3.23.2010

pixel peeping: LR 3 b2 and C1 pro 5

I have been playing with and testing four photography workflow tools. each one has something I like and dislike. the thing I dislike about lightroom is all the hype. It is a good tool, but not the best for everything. so now, lightroom 3 (in beta) has a new rendering engine. wonderful. it really needed one. I have been looking at that engine, and i would say adobe has more work to do. these are basic tiff extracts from capture 1 pro (first image) and lightroom 3 (b2)(second image), with no changes to images. basically: import raw, export tiff. look at the detail at both, and tell me if the difference you see is the result of sharpening or differently capable de-mosaic algorithm. I am reasonably certain it is the latter, because no amount of tinkering with lightroom sharpening tools will match the capture 1 pro image.

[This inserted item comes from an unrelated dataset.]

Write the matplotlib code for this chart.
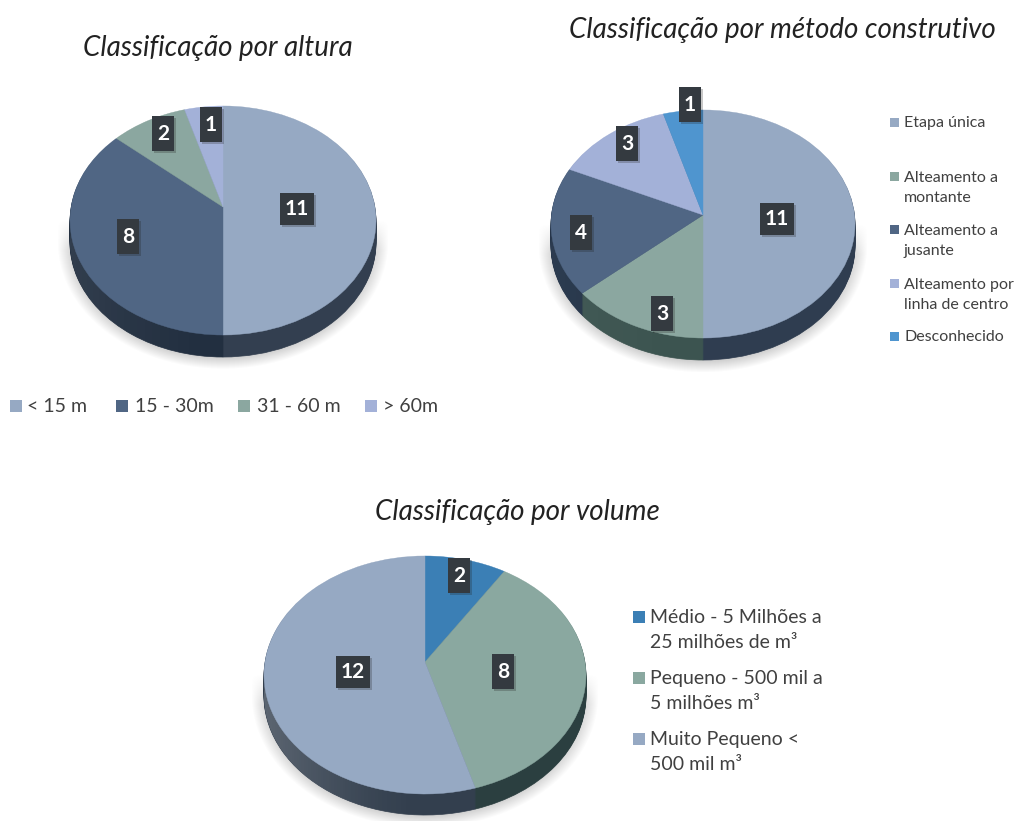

really. all because of the chain. you see, the faint impression you get from capture 1 pro rendering is that something with a unique structure. lightroom gives you something indistinct: a rope, or wire, or chain, whatever. the correct answer is that it is a chain with long straight pieces and loops[*], as it faintly appears to be with capture 1 pro.

is this important? i think so. beyer interpolation is a way of guessing what you don't know. better guessers produce image data that is more realistic. everything else in your digital darkroom follows from that.

[* you are thinking: you already knew this. answer: i did not. after looking at the capture 1 pro rendering and thinking "how odd" I went back and examined nearly a dozen images of the suleymanie mosque ceiling with good details of the chains that hold the giant light fixture. now I know what they look like.]